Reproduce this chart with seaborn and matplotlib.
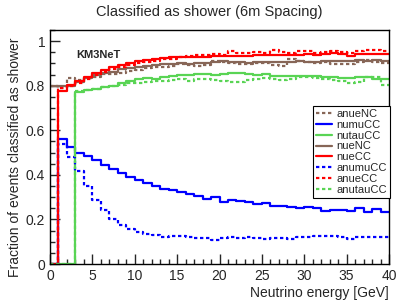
import matplotlib
matplotlib.use("Agg")
import matplotlib.pyplot as plt
import seaborn as sns
import numpy as np
from matplotlib.ticker import MultipleLocator, FuncFormatter

# 1 GeV bins from 0 to 40
edges = np.arange(0, 41)

nueCC = [0, 0.778, 0.803, 0.82, 0.84, 0.858, 0.87, 0.884, 0.895, 0.903,
         0.91, 0.915, 0.92, 0.924, 0.927, 0.929, 0.930, 0.931, 0.930, 0.932,
         0.934, 0.933, 0.935, 0.935, 0.937, 0.936, 0.938, 0.937, 0.940, 0.939,
         0.941, 0.938, 0.941, 0.946, 0.942, 0.933, 0.941, 0.944, 0.943, 0.942]
anueCC = [0, 0.79, 0.797, 0.812, 0.83, 0.85, 0.862, 0.875, 0.885, 0.893,
          0.9, 0.907, 0.913, 0.918, 0.922, 0.930, 0.935, 0.937, 0.940, 0.942,
          0.940, 0.955, 0.948, 0.945, 0.950, 0.946, 0.960, 0.950, 0.945, 0.955,
          0.955, 0.946, 0.952, 0.955, 0.953, 0.945, 0.958, 0.962, 0.962, 0.955]
nueNC = [0.80, 0.80, 0.80, 0.817, 0.833, 0.848, 0.858, 0.863, 0.873, 0.878,
         0.885, 0.889, 0.893, 0.896, 0.898, 0.900, 0.898, 0.902, 0.904, 0.906,
         0.912, 0.908, 0.905, 0.904, 0.906, 0.905, 0.907, 0.906, 0.908, 0.910,
         0.908, 0.906, 0.909, 0.910, 0.911, 0.913, 0.915, 0.911, 0.914, 0.912]
anueNC = [0.80, 0.79, 0.835, 0.825, 0.835, 0.84, 0.852, 0.853, 0.858, 0.865,
          0.87, 0.878, 0.882, 0.885, 0.89, 0.898, 0.892, 0.890, 0.895, 0.912,
          0.905, 0.900, 0.898, 0.897, 0.900, 0.902, 0.895, 0.890, 0.918, 0.912,
          0.905, 0.900, 0.905, 0.898, 0.897, 0.896, 0.905, 0.915, 0.905, 0.902]
nutauCC = [0, 0, 0, 0.77, 0.78, 0.787, 0.793, 0.80, 0.81, 0.82,
           0.83, 0.835, 0.83, 0.84, 0.845, 0.848, 0.850, 0.852, 0.851, 0.850,
           0.852, 0.858, 0.856, 0.853, 0.850, 0.851, 0.845, 0.843, 0.842, 0.843,
           0.845, 0.842, 0.840, 0.838, 0.833, 0.835, 0.838, 0.838, 0.832, 0.830]
anutauCC = [0, 0, 0, 0.776, 0.78, 0.786, 0.792, 0.80, 0.802, 0.81,
            0.812, 0.815, 0.82, 0.822, 0.825, 0.828, 0.82, 0.83, 0.832, 0.825,
            0.82, 0.818, 0.815, 0.825, 0.832, 0.833, 0.828, 0.826, 0.83, 0.84,
            0.838, 0.835, 0.828, 0.826, 0.82, 0.812, 0.815, 0.838, 0.84, 0.805]
numuCC = [0, 0.56, 0.523, 0.496, 0.484, 0.466, 0.444, 0.425, 0.407, 0.392,
          0.377, 0.362, 0.352, 0.335, 0.33, 0.322, 0.316, 0.306, 0.291, 0.299,
          0.277, 0.287, 0.282, 0.277, 0.269, 0.272, 0.26, 0.26, 0.254, 0.251,
          0.257, 0.253, 0.239, 0.242, 0.244, 0.239, 0.25, 0.235, 0.247, 0.232]
anumuCC = [0, 0.537, 0.481, 0.418, 0.35, 0.287, 0.242, 0.2, 0.175, 0.156,
           0.145, 0.135, 0.13, 0.12, 0.127, 0.125, 0.122, 0.115, 0.118, 0.107,
           0.117, 0.12, 0.118, 0.12, 0.115, 0.113, 0.117, 0.118, 0.113, 0.12,
           0.12, 0.124, 0.127, 0.124, 0.122, 0.11, 0.12, 0.12, 0.122, 0.122]

red, blue, green, brown = "#ff0000", "#0000ff", "#59d454", "#876657"
dotted = (0, (1.5, 1.2))

# same order as the legend
series = [
    ("anueNC", anueNC, brown, dotted),
    ("numuCC", numuCC, blue, "-"),
    ("nutauCC", nutauCC, green, "-"),
    ("nueNC", nueNC, brown, "-"),
    ("nueCC", nueCC, red, "-"),
    ("anumuCC", anumuCC, blue, dotted),
    ("anueCC", anueCC, red, dotted),
    ("anutauCC", anutauCC, green, dotted),
]

sns.set_style("ticks")
plt.rcParams["font.family"] = ["Liberation Sans", "DejaVu Sans"]
plt.rcParams["xtick.direction"] = "in"
plt.rcParams["ytick.direction"] = "in"

fig = plt.figure(figsize=(4.19, 3.04), dpi=100)
ax = fig.add_axes([50/419, 1-264/304, 339/419, 234/304])

for name, vals, col, ls in series:
    y = np.append(vals, vals[-1])
    sns.lineplot(x=edges, y=y, ax=ax, drawstyle="steps-post", color=col,
                 linestyle=ls, linewidth=1.6, label=name, errorbar=None)

ax.set_xlim(0, 40)
ax.set_ylim(0, 1.05)
ax.xaxis.set_major_locator(MultipleLocator(5))
ax.xaxis.set_minor_locator(MultipleLocator(1))
ax.yaxis.set_major_locator(MultipleLocator(0.2))
ax.yaxis.set_minor_locator(MultipleLocator(0.05))
ax.yaxis.set_major_formatter(FuncFormatter(lambda v, p: f"{v:g}"))
ax.tick_params(which="major", length=7, width=1, labelsize=10, pad=3.5)
ax.tick_params(which="minor", length=3.5, width=1)
ax.tick_params(top=False, right=False)
for s in ax.spines.values():
    s.set_linewidth(1)
    s.set_color("black")

ax.set_xlabel("Neutrino energy [GeV]", fontsize=10, loc="right", labelpad=2)
ax.set_ylabel("Fraction of events classified as shower", fontsize=10, loc="top")
ax.yaxis.set_label_coords(-0.082, 0.97)
fig.suptitle("Classified as shower (6m Spacing)", x=0.5, y=1-12/304,
             va="center", fontsize=10.5)
ax.text(3.06, 0.94, "KM3NeT", fontsize=8, fontweight="bold", va="center")

leg = ax.legend(loc="upper left", bbox_to_anchor=(313/419, 1-106/304),
                bbox_transform=fig.transFigure, fontsize=8, frameon=True,
                fancybox=False, framealpha=1, edgecolor="black",
                borderaxespad=0, labelspacing=0.08, handlelength=1.5,
                handletextpad=0.35, borderpad=0.25)
leg.get_frame().set_linewidth(0.8)

fig.savefig("out.png", dpi=100)
plt.close(fig)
────────────────
• _Problem_
Repeat exactly and only the lines from the start of the data above through the line that holds "from matplotlib.ticker import", inclusive. Pictures do not belong in the copy.

• _Answer below_
Reproduce this chart with seaborn and matplotlib.
import matplotlib
matplotlib.use("Agg")
import matplotlib.pyplot as plt
import seaborn as sns
import numpy as np
from matplotlib.ticker import MultipleLocator, FuncFormatter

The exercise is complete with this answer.